"The Storm" showcases two similar yet different wives and mothers. Both are involved with the same man, both seem invested in caring for their families, and both dream of the time, not so long ago, when they were single and free. Both seek fulfillment away from their husbands: one finds pleasure in sexuality, while the other finds relief in its absence. The portraits of these two women remind us of each woman's individuality while simultaneously underscoring the traditional, domestic position of late 19th century femininity. In other words, even though a lot of women were stuck in the same domestic rut during this time, that didn't mean they were all the same, like Stepford wives.
Questions About Women and Femininity
- What do you make of the fact that Calixta seems to reclaim her "maidenhood" by being with Alcée, while Clarisse seems to reclaim it by being free of him?
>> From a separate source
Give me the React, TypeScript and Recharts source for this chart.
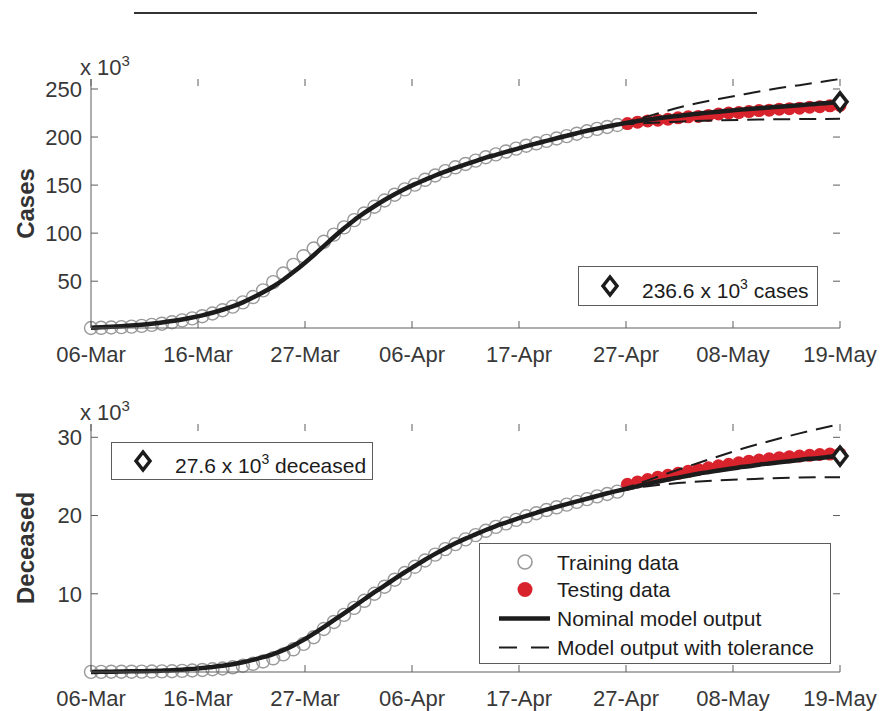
import { ComposedChart, Legend, Line, Scatter, XAxis, YAxis } from "recharts";

// x axis: days since 06-Mar (0 .. 74 = 19-May)
const xTickLabels = ["06-Mar", "16-Mar", "27-Mar", "06-Apr", "17-Apr", "27-Apr", "08-May", "19-May"];
const casesYTicks = [50, 100, 150, 200, 250];
const deathsYTicks = [10, 20, 30];

// cases, x 10^3
const casesTrain = [
  1.3, 1.5, 1.8, 2.2, 2.7, 3.5, 4.5, 5.8, 7.3, 9.2, 11.3, 13.6, 16.4, 19.8, 23.5, 28.0, 33.5, 40.5, 49.0, 58.0,
  67.0, 76.0, 84.0, 91.0, 98.5, 106.0, 113.5, 120.5, 127.5, 134.0, 140.0, 145.5, 150.5, 155.5, 160.0, 164.5,
  168.5, 172.0, 175.5, 179.0, 182.0, 185.0, 188.0, 191.0, 193.5, 196.0, 198.5, 201.0, 203.5, 206.0, 208.5,
  210.5, 212.5
];
const casesTest = [
  214.0, 215.5, 216.8, 217.5, 218.5, 220.0, 221.0, 221.5, 222.5, 224.0, 225.0, 225.5, 226.5, 227.5, 228.0,
  229.0, 229.5, 230.0, 231.0, 231.5, 232.5, 233.0
];
const casesModel = [
  1.6, 2.0, 2.5, 3.1, 3.8, 4.7, 5.8, 7.0, 8.5, 10.2, 12.2, 14.5, 17.2, 20.3, 23.8, 28.0, 33.0, 38.5, 44.5, 51.5,
  59.5, 68.0, 77.0, 86.5, 96.0, 105.0, 113.5, 121.0, 128.0, 134.5, 140.5, 146.0, 151.0, 155.5, 160.0, 164.0,
  168.0, 171.5, 175.0, 178.5, 181.5, 184.5, 187.5, 190.5, 193.3, 196.0, 198.7, 201.4, 204.0, 206.5, 208.8,
  211.0, 213.0, 215.0, 216.6, 218.1, 219.5, 220.8, 222.0, 223.2, 224.3, 225.4, 226.4, 227.4, 228.3, 229.2,
  230.0, 230.8, 231.6, 232.4, 233.2, 234.0, 234.8, 235.7, 236.6
];
const casesUpperDays = [52, 54, 56, 58, 60, 62, 64, 66, 68, 70, 72, 74];
const casesUpper = [213.0, 218.5, 224.5, 230.5, 235.5, 239.5, 243.5, 247.5, 251.0, 254.0, 257.2, 260.4];
const casesLowerDays = [52, 55, 58, 62, 66, 70, 74];
const casesLower = [213.0, 214.6, 216.0, 217.3, 218.2, 218.7, 219.0];
const casesFinal = 236.6;

// deceased, x 10^3
const deathsTrain = [
  0.01, 0.02, 0.03, 0.03, 0.04, 0.05, 0.06, 0.08, 0.1, 0.14, 0.19, 0.26, 0.35, 0.45, 0.6, 0.8, 1.05, 1.35, 1.75,
  2.25, 2.9, 3.6, 4.45, 5.5, 6.4, 7.3, 8.2, 9.1, 10.0, 10.9, 11.8, 12.65, 13.45, 14.25, 15.0, 15.7, 16.35,
  16.95, 17.5, 18.05, 18.55, 19.0, 19.45, 19.9, 20.3, 20.7, 21.05, 21.4, 21.75, 22.1, 22.45, 22.75, 23.05
];
const deathsTest = [
  24.0, 24.3, 24.6, 24.9, 25.15, 25.4, 25.65, 25.9, 26.1, 26.35, 26.55, 26.75, 26.95, 27.1, 27.25, 27.4, 27.5,
  27.6, 27.7, 27.8, 27.85, 27.9
];
const deathsModel = [
  0.0, 0.02, 0.04, 0.06, 0.08, 0.1, 0.13, 0.17, 0.22, 0.3, 0.4, 0.5, 0.65, 0.8, 1.0, 1.25, 1.55, 1.9, 2.3, 2.8,
  3.4, 4.1, 4.9, 5.75, 6.62, 7.5, 8.4, 9.3, 10.2, 11.05, 11.9, 12.75, 13.55, 14.35, 15.1, 15.8, 16.45, 17.05,
  17.6, 18.15, 18.65, 19.1, 19.55, 19.95, 20.35, 20.75, 21.1, 21.45, 21.8, 22.15, 22.5, 22.85, 23.15, 23.45,
  23.75, 24.05, 24.35, 24.6, 24.85, 25.1, 25.35, 25.55, 25.75, 25.95, 26.15, 26.3, 26.5, 26.65, 26.8, 26.95,
  27.1, 27.25, 27.35, 27.5, 27.6
];
const deathsUpperDays = [52, 55, 58, 61, 64, 67, 70, 74];
const deathsUpper = [23.15, 24.5, 25.85, 27.15, 28.4, 29.5, 30.5, 31.7];
const deathsLowerDays = [52, 55, 58, 62, 66, 70, 74];
const deathsLower = [23.15, 23.75, 24.15, 24.5, 24.7, 24.85, 24.9];
const deathsFinal = 27.6;

const LAST_DAY = 74;
const TEST_START = casesTrain.length;

const FONT = "'Liberation Sans', Arial, Helvetica, sans-serif";
const INK = "#1c1c1c";
const AXIS = "#5c5c5c";
const TEXT = "#383838";
const GRAY = "#9a9a9a";
const RED = "#d8232d";

const CHART_W = 881;
const PLOT_LEFT = 91;
const PLOT_RIGHT = 840;
const PLOT_TOP = 79;
const TICK = 7;

const xTicks = xTickLabels.map((_, i) => (LAST_DAY * i) / (xTickLabels.length - 1));

const series = (values: number[], start = 0) => values.map((v, i) => ({ day: start + i, v }));
const pairs = (days: number[], values: number[]) => days.map((d, i) => ({ day: d, v: values[i] }));

function XTick(props: any) {
  const { x, y, index } = props;
  return (
    <g>
      <line x1={x} x2={x} y1={y} y2={y - TICK} stroke={AXIS} />
      <line x1={x} x2={x} y1={PLOT_TOP} y2={PLOT_TOP + TICK} stroke={AXIS} />
      <text x={x} y={y + 34} textAnchor="middle" fontSize={22} fill={TEXT} fontFamily={FONT}>
        {xTickLabels[index]}
      </text>
    </g>
  );
}

function YTick(props: any) {
  const { x, y, payload } = props;
  return (
    <g>
      <line x1={x} x2={x + TICK} y1={y} y2={y} stroke={AXIS} />
      <line x1={PLOT_RIGHT - TICK} x2={PLOT_RIGHT} y1={y} y2={y} stroke={AXIS} />
      <text x={x - 9} y={y} dy="0.36em" textAnchor="end" fontSize={22} fill={TEXT} fontFamily={FONT}>
        {payload.value}
      </text>
    </g>
  );
}

function AxisTitle({ title, mid }: { title: string; mid: number }) {
  return (
    <g fontFamily={FONT}>
      <text
        transform={`translate(25, ${mid}) rotate(-90)`}
        textAnchor="middle"
        dominantBaseline="central"
        fontSize={24}
        fontWeight="bold"
        fill="#333"
      >
        {title}
      </text>
      <text x={80} y={PLOT_TOP - 4} fontSize={22} fill={TEXT}>
        x 10
        <tspan dy={-9} fontSize={15}>
          3
        </tspan>
      </text>
    </g>
  );
}

function ChartTitle() {
  return (
    <text x={(PLOT_LEFT + PLOT_RIGHT) / 2} y={66} textAnchor="middle" fontSize={24} fontWeight="bold" fill="#222" fontFamily={FONT}>
      Spain
    </text>
  );
}

const ring = (p: any) => <circle cx={p.cx} cy={p.cy} r={6.5} fill="none" stroke={GRAY} strokeWidth={1.4} />;
const dot = (p: any) => <circle cx={p.cx} cy={p.cy} r={6.5} fill={RED} stroke="none" />;
const diamondPath = (cx: number, cy: number) => `M${cx},${cy - 9} L${cx + 7},${cy} L${cx},${cy + 9} L${cx - 7},${cy} Z`;
const diamond = (p: any) => <path d={diamondPath(p.cx, p.cy)} fill="#fff" stroke={INK} strokeWidth={3.5} />;

function ValueBox({ left, top, width, height, value, unit }: any) {
  return (
    <div style={{ position: "absolute", left, top, width, height, border: `1px solid ${AXIS}`, background: "#fff", boxSizing: "border-box" }}>
      <svg width={width} height={height} style={{ position: "absolute", left: -1, top: -1 }}>
        <path d={diamondPath(32, height / 2)} fill="#fff" stroke={INK} strokeWidth={3.5} />
        <text x={64} y={height / 2 + 12} fontSize={21} fill={INK} fontFamily={FONT}>
          {value} x 10
          <tspan dy={-9} fontSize={14}>
            3
          </tspan>
          <tspan dy={9} fontSize={21}>
            {" " + unit}
          </tspan>
        </text>
      </svg>
    </div>
  );
}

const legendRows = ["Training data", "Testing data", "Nominal model output", "Model output with tolerance"];

function MainLegend({ left, top }: { left: number; top: number }) {
  const w = 352;
  const h = 121;
  const rows = [19, 46.5, 75.5, 104.5];
  return (
    <div style={{ position: "absolute", left, top, width: w, height: h, border: `1px solid ${AXIS}`, background: "#fff", boxSizing: "border-box" }}>
      <svg width={w} height={h} style={{ position: "absolute", left: -1, top: -1 }}>
        <circle cx={46} cy={rows[0]} r={7} fill="none" stroke={GRAY} strokeWidth={1.6} />
        <circle cx={46} cy={rows[1]} r={7.5} fill={RED} />
        <line x1={20} x2={71} y1={rows[2]} y2={rows[2]} stroke={INK} strokeWidth={4.5} />
        <line x1={20} x2={71} y1={rows[3]} y2={rows[3]} stroke={INK} strokeWidth={2} strokeDasharray="18 14" />
        {legendRows.map((t, i) => (
          <text key={t} x={78} y={rows[i] + 7.5} fontSize={21} fill={INK} fontFamily={FONT}>
            {t}
          </text>
        ))}
      </svg>
    </div>
  );
}

type PanelProps = {
  height: number;
  axisHeight: number;
  yLabel: string;
  domain: [number, number];
  yTicks: number[];
  train: number[];
  test: number[];
  model: number[];
  upper: { day: number; v: number }[];
  lower: { day: number; v: number }[];
  final: number;
  withTitle?: boolean;
  legend: React.ReactNode;
};

function Panel(p: PanelProps) {
  const plotH = p.height - PLOT_TOP - p.axisHeight;
  return (
    <ComposedChart width={CHART_W} height={p.height} margin={{ top: PLOT_TOP, right: CHART_W - PLOT_RIGHT, bottom: 0, left: 0 }}>
      <XAxis
        dataKey="day"
        type="number"
        domain={[0, LAST_DAY]}
        ticks={xTicks}
        interval={0}
        height={p.axisHeight}
        tickSize={0}
        tickMargin={0}
        tickLine={false}
        axisLine={{ stroke: AXIS }}
        tick={<XTick />}
      />
      <XAxis
        xAxisId="top"
        orientation="top"
        type="number"
        domain={[0, LAST_DAY]}
        height={0}
        tick={false}
        tickLine={false}
        axisLine={{ stroke: AXIS }}
        label={p.withTitle ? <ChartTitle /> : undefined}
      />
      <YAxis
        type="number"
        domain={p.domain}
        ticks={p.yTicks}
        interval={0}
        width={PLOT_LEFT}
        tickSize={0}
        tickMargin={0}
        tickLine={false}
        axisLine={{ stroke: AXIS }}
        tick={<YTick />}
        label={<AxisTitle title={p.yLabel} mid={PLOT_TOP + plotH / 2} />}
      />
      <YAxis yAxisId="right" orientation="right" width={0} tick={false} tickLine={false} axisLine={{ stroke: AXIS }} />
      {/* markers sit under the model curves, the end diamond on top */}
      <Scatter data={series(p.train)} dataKey="v" shape={ring} zIndex={300} isAnimationActive={false} />
      <Scatter data={series(p.test, TEST_START)} dataKey="v" shape={dot} zIndex={310} isAnimationActive={false} />
      <Line data={series(p.model)} dataKey="v" type="monotone" stroke={INK} strokeWidth={4.5} dot={false} activeDot={false} zIndex={400} isAnimationActive={false} />
      <Line data={p.upper} dataKey="v" type="monotone" stroke={INK} strokeWidth={2} strokeDasharray="17 9" dot={false} activeDot={false} zIndex={410} isAnimationActive={false} />
      <Line data={p.lower} dataKey="v" type="monotone" stroke={INK} strokeWidth={2} strokeDasharray="17 9" dot={false} activeDot={false} zIndex={410} isAnimationActive={false} />
      <Scatter data={[{ day: LAST_DAY, v: p.final }]} dataKey="v" shape={diamond} zIndex={900} isAnimationActive={false} />
      <Legend
        layout="horizontal"
        verticalAlign="middle"
        align="center"
        content={() => <div style={{ position: "relative" }}>{p.legend}</div>}
        wrapperStyle={{ left: 0, top: 0, width: CHART_W, height: 0 }}
      />
    </ComposedChart>
  );
}

export default function App() {
  return (
    <div style={{ position: "absolute", left: 0, top: 0, width: 881, height: 711, background: "#fff", overflow: "hidden" }}>
      <div style={{ position: "absolute", left: 134, top: 12, width: 623, height: 2, background: "#333" }} />
      <div style={{ position: "absolute", left: 0, top: 0 }}>
        <Panel
          height={370}
          axisHeight={42}
          yLabel="Cases"
          domain={[1.3, 260.4]}
          yTicks={casesYTicks}
          train={casesTrain}
          test={casesTest}
          model={casesModel}
          upper={pairs(casesUpperDays, casesUpper)}
          lower={pairs(casesLowerDays, casesLower)}
          final={casesFinal}
          withTitle
          legend={<ValueBox left={578} top={266} width={240} height={40} value={casesFinal} unit="cases" />}
        />
      </div>
      <div style={{ position: "absolute", left: 0, top: 345 }}>
        <Panel
          height={366}
          axisHeight={39}
          yLabel="Deceased"
          domain={[0, 31.7]}
          yTicks={deathsYTicks}
          train={deathsTrain}
          test={deathsTest}
          model={deathsModel}
          upper={pairs(deathsUpperDays, deathsUpper)}
          lower={pairs(deathsLowerDays, deathsLower)}
          final={deathsFinal}
          legend={
            <>
              <ValueBox left={111} top={97} width={262} height={38} value={deathsFinal} unit="deceased" />
              <MainLegend left={479} top={198} />
            </>
          }
        />
      </div>
    </div>
  );
}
- Based on the descriptions of Calixta's and Clarisse's lives, what do you think it would have been like to be a wife and mother during the time period of "The Storm"?
- What role does sexuality play in defining Calixta and Clarisse as women?
- What connection does this story seem to be making between being a mother, a lover, and a wife?
Chew on This
Both women feel stifled by their marriages and long to once again be single and free.
Even though she is both a wife and mother, Calixta feels the most feminine when conducting her brief affair with Alcée.